De NS kwam met een hoog bod om er zeker van te zijn de opdracht binnen te halen. De NS’ers die het bod voorbereidden gingen ervan uit dat de NS 125 miljoen euro per jaar zou moeten bieden, maar de Raad van Commissarissen van NS vond dit nog niet genoeg. Uiteindelijk kwam er een bod van 178 miljoen uit de bus. De treinkaartjes op de hogesnelheidslijn zouden dan tot 60 procent duurder worden dan een normaal kaartje. De spoorwegen gingen ervan uit dat ze met het ministerie van Verkeer en Waterstaat later zouden kunnen afspreken de tarieven omlaag te brengen.
Spaargaren stelde dat het ministerie van Verkeer en Waterstaat bij het beoordelen van de aanbestedingen vooral naar het geld keek en dat er niet werd gelet op het belang van de reiziger: genoeg zitplaatsen en betaalbare kaartjes telden niet zwaar mee in de eisen die de overheid stelde aan de biedingen.

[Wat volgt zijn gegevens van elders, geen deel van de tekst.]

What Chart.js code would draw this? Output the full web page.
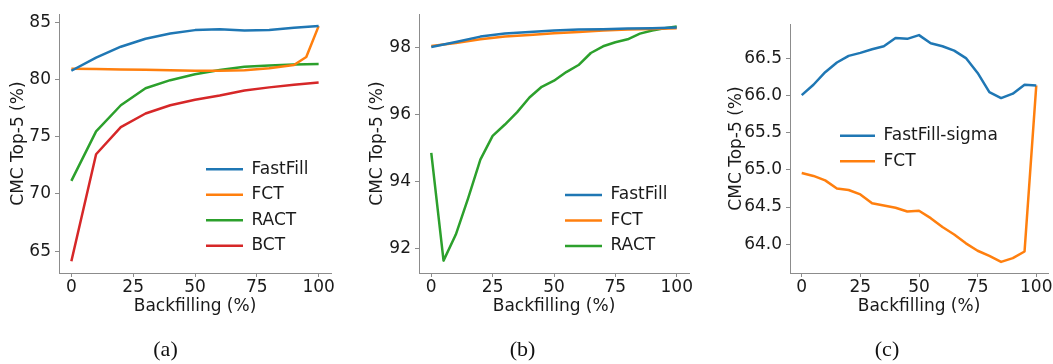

Dus zag de NS zich gedwongen het bod zo hoog mogelijk op te schroeven. Daarbij werd volgens Spaargaren uitgegaan van positieve aannames over economische groei en aantallen reizigers. „We moesten ervoor kiezen de aannames maximaal positief te maken. Het bod was gestretcht”, zei Spaargaren. „Voor elk bedrijf zou het een hele opgave zijn om dit in de praktijk te realiseren.” Maar hij voegde er ook aan toe dat het bod van de NS toch „realistisch en haalbaar” was.